The records:
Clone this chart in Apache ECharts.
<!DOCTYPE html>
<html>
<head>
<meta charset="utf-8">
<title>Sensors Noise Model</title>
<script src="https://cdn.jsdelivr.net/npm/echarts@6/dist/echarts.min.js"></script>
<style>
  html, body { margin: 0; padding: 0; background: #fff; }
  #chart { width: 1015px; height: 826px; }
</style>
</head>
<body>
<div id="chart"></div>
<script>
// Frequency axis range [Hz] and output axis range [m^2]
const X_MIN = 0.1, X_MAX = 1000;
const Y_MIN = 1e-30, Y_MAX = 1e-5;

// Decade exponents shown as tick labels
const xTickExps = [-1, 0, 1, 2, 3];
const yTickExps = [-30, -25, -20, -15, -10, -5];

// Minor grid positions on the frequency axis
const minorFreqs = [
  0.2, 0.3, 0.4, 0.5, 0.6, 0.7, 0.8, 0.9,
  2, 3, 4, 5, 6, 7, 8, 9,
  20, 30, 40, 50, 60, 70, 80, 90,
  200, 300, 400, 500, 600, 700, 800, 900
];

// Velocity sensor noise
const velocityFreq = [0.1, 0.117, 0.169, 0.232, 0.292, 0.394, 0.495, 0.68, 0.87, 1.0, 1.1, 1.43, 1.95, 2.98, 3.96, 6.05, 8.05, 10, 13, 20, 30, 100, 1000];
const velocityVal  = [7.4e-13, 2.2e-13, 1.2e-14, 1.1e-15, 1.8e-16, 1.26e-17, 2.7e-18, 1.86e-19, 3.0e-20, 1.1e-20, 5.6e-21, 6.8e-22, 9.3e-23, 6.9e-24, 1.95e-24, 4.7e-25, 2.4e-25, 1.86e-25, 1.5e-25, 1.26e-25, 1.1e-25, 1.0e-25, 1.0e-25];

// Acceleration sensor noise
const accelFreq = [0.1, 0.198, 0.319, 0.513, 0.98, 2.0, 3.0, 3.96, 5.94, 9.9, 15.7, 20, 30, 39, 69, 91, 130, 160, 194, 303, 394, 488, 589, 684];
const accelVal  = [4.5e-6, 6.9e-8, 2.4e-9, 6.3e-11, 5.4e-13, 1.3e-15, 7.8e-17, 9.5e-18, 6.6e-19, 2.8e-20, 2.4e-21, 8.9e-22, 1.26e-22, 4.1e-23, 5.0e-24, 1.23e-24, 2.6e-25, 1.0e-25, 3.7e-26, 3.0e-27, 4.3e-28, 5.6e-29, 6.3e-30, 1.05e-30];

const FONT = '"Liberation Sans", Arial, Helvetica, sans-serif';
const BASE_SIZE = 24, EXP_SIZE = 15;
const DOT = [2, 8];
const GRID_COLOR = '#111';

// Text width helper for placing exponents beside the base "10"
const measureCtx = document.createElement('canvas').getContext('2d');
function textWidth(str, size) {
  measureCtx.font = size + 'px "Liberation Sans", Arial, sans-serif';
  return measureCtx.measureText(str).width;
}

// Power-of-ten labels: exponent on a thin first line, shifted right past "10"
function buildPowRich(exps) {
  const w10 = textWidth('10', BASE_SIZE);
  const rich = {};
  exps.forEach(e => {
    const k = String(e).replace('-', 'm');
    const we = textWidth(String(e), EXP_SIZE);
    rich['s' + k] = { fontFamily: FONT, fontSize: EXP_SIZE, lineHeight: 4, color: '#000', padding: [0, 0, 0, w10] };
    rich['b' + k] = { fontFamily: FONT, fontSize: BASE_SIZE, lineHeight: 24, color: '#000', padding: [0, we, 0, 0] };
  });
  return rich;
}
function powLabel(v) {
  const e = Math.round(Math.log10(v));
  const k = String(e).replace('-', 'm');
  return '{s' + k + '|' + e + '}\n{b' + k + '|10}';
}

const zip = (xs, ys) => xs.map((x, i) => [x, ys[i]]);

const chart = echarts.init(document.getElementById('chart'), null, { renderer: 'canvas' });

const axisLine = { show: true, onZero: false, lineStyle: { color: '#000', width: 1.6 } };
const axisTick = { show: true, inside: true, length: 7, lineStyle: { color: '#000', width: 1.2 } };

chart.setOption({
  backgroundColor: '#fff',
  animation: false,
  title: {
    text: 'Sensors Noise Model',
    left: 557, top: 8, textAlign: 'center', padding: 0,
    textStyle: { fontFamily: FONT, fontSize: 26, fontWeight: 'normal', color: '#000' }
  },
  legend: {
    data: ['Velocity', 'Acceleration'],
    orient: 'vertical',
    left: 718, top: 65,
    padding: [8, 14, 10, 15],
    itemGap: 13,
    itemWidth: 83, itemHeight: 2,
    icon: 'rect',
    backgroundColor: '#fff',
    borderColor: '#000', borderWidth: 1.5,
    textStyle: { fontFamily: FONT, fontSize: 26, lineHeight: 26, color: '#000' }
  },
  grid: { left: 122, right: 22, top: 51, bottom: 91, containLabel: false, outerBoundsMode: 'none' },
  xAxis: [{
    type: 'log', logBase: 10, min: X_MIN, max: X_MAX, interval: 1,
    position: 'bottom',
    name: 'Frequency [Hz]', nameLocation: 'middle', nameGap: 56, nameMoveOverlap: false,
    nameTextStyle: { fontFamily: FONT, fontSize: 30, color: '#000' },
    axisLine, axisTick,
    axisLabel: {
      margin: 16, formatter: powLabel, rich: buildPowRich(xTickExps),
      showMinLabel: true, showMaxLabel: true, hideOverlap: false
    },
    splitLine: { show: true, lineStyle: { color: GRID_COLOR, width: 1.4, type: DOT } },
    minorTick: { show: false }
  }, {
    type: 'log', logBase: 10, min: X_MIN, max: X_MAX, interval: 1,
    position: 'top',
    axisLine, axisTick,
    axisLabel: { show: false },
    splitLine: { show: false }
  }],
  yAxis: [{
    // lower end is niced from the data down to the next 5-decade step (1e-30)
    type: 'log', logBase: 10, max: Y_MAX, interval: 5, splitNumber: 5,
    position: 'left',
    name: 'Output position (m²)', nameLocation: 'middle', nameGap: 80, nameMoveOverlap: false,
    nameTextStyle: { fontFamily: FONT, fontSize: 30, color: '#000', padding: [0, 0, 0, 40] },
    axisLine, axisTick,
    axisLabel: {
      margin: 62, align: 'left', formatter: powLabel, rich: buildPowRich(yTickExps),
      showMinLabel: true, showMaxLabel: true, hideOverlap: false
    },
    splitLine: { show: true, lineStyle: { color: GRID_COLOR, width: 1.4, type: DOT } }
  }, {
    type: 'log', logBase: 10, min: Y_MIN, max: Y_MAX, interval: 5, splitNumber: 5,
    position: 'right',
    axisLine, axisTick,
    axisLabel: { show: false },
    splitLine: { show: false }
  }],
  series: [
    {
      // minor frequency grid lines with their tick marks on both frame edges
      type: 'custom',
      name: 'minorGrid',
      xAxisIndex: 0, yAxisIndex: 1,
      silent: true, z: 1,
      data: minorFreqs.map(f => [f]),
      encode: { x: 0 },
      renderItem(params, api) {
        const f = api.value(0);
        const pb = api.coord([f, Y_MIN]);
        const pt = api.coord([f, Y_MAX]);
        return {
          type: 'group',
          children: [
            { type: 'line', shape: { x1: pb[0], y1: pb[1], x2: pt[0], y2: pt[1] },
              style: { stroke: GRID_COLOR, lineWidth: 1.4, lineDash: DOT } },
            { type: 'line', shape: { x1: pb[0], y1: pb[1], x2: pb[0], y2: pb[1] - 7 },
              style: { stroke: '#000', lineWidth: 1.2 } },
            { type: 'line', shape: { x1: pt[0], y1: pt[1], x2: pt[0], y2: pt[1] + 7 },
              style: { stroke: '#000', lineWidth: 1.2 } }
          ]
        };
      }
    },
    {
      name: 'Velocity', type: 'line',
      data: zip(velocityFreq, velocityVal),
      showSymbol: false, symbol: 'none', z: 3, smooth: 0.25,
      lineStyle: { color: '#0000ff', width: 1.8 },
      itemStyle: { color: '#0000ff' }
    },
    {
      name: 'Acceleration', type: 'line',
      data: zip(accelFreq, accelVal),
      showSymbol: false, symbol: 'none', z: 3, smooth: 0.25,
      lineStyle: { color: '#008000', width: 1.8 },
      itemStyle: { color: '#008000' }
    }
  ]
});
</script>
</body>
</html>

* * *

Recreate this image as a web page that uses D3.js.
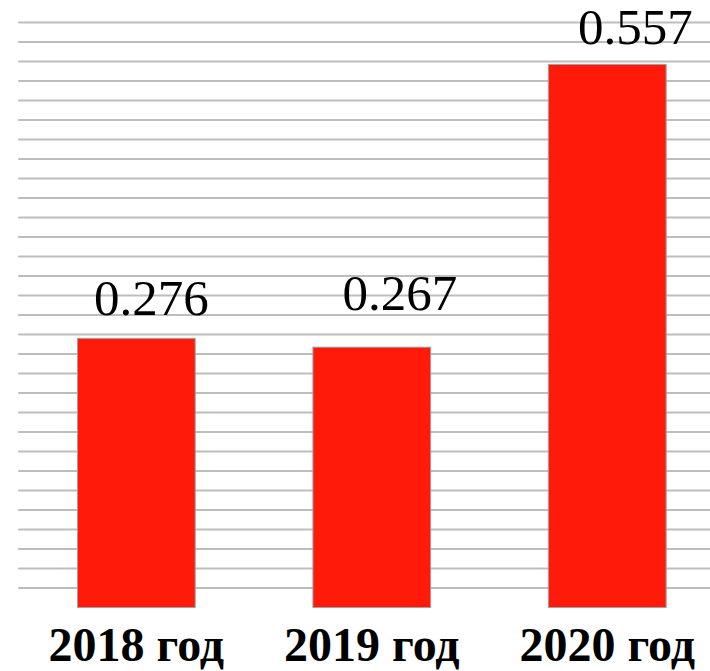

Objective: Locate the string "this" in the listing above and copy every line where it occurs.

Written response:
Clone this chart in Apache ECharts.
Recreate this image as a web page that uses D3.js.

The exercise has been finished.